* _REQUIRED TASK_:
Do not copy the pictures; transcribe all other material exactly.

* _RAW DATA_:

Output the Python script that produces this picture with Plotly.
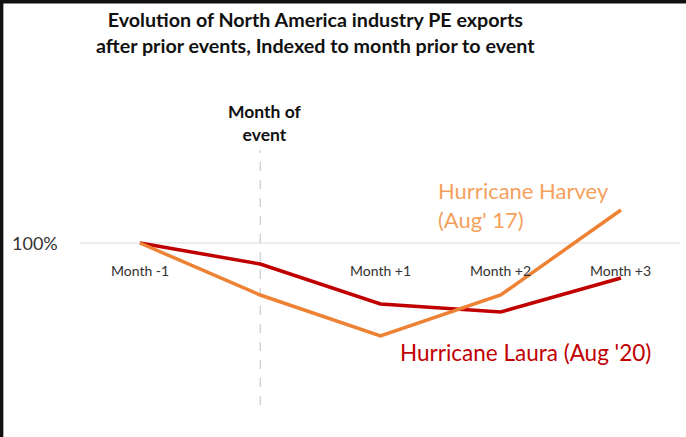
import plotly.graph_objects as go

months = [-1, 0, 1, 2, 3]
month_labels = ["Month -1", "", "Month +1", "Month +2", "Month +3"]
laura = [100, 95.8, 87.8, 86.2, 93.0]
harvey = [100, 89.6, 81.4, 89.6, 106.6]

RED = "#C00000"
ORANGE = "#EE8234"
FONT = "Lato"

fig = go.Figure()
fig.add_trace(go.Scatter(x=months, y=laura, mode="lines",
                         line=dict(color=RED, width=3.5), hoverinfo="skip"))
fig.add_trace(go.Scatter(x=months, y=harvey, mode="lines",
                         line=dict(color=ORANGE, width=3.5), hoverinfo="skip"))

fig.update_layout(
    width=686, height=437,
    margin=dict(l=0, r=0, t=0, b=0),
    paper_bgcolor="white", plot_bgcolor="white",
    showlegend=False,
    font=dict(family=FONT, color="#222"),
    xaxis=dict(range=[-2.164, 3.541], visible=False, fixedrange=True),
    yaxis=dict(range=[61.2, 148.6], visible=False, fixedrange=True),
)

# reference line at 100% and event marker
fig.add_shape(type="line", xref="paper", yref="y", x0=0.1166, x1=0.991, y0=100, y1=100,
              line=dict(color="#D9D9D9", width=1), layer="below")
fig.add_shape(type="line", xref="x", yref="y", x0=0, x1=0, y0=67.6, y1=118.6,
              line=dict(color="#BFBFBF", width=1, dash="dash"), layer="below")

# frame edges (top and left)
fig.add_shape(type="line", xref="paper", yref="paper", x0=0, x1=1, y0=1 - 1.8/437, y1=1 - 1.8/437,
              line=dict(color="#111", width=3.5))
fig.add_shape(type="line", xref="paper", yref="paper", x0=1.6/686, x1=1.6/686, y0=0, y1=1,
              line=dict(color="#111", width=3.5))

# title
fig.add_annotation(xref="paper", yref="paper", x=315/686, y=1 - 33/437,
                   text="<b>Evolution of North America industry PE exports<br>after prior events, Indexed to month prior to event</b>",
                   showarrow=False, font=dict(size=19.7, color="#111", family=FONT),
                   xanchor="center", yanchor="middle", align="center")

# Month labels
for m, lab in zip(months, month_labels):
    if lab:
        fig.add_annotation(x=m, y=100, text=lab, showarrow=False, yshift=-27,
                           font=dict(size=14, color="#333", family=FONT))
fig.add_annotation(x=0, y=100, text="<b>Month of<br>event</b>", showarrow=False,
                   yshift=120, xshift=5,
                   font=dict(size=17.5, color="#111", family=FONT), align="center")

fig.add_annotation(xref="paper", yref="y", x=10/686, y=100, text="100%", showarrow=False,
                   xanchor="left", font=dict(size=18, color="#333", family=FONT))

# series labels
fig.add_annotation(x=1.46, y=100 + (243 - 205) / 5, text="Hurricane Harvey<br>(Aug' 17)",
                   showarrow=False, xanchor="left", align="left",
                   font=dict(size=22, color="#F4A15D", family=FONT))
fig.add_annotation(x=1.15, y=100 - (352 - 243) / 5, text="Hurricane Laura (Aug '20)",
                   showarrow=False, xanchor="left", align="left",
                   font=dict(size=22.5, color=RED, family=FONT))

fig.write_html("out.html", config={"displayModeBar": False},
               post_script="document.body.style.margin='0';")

* _RESULT OF THE TASK_:
Output the Python script that produces this picture with Plotly.
import plotly.graph_objects as go

months = [-1, 0, 1, 2, 3]
month_labels = ["Month -1", "", "Month +1", "Month +2", "Month +3"]
laura = [100, 95.8, 87.8, 86.2, 93.0]
harvey = [100, 89.6, 81.4, 89.6, 106.6]

RED = "#C00000"
ORANGE = "#EE8234"
FONT = "Lato"

fig = go.Figure()
fig.add_trace(go.Scatter(x=months, y=laura, mode="lines",
                         line=dict(color=RED, width=3.5), hoverinfo="skip"))
fig.add_trace(go.Scatter(x=months, y=harvey, mode="lines",
                         line=dict(color=ORANGE, width=3.5), hoverinfo="skip"))

fig.update_layout(
    width=686, height=437,
    margin=dict(l=0, r=0, t=0, b=0),
    paper_bgcolor="white", plot_bgcolor="white",
    showlegend=False,
    font=dict(family=FONT, color="#222"),
    xaxis=dict(range=[-2.164, 3.541], visible=False, fixedrange=True),
    yaxis=dict(range=[61.2, 148.6], visible=False, fixedrange=True),
)

# reference line at 100% and event marker
fig.add_shape(type="line", xref="paper", yref="y", x0=0.1166, x1=0.991, y0=100, y1=100,
              line=dict(color="#D9D9D9", width=1), layer="below")
fig.add_shape(type="line", xref="x", yref="y", x0=0, x1=0, y0=67.6, y1=118.6,
              line=dict(color="#BFBFBF", width=1, dash="dash"), layer="below")

# frame edges (top and left)
fig.add_shape(type="line", xref="paper", yref="paper", x0=0, x1=1, y0=1 - 1.8/437, y1=1 - 1.8/437,
              line=dict(color="#111", width=3.5))
fig.add_shape(type="line", xref="paper", yref="paper", x0=1.6/686, x1=1.6/686, y0=0, y1=1,
              line=dict(color="#111", width=3.5))

# title
fig.add_annotation(xref="paper", yref="paper", x=315/686, y=1 - 33/437,
                   text="<b>Evolution of North America industry PE exports<br>after prior events, Indexed to month prior to event</b>",
                   showarrow=False, font=dict(size=19.7, color="#111", family=FONT),
                   xanchor="center", yanchor="middle", align="center")

# Month labels
for m, lab in zip(months, month_labels):
    if lab:
        fig.add_annotation(x=m, y=100, text=lab, showarrow=False, yshift=-27,
                           font=dict(size=14, color="#333", family=FONT))
fig.add_annotation(x=0, y=100, text="<b>Month of<br>event</b>", showarrow=False,
                   yshift=120, xshift=5,
                   font=dict(size=17.5, color="#111", family=FONT), align="center")

fig.add_annotation(xref="paper", yref="y", x=10/686, y=100, text="100%", showarrow=False,
                   xanchor="left", font=dict(size=18, color="#333", family=FONT))

# series labels
fig.add_annotation(x=1.46, y=100 + (243 - 205) / 5, text="Hurricane Harvey<br>(Aug' 17)",
                   showarrow=False, xanchor="left", align="left",
                   font=dict(size=22, color="#F4A15D", family=FONT))
fig.add_annotation(x=1.15, y=100 - (352 - 243) / 5, text="Hurricane Laura (Aug '20)",
                   showarrow=False, xanchor="left", align="left",
                   font=dict(size=22.5, color=RED, family=FONT))

fig.write_html("out.html", config={"displayModeBar": False},
               post_script="document.body.style.margin='0';")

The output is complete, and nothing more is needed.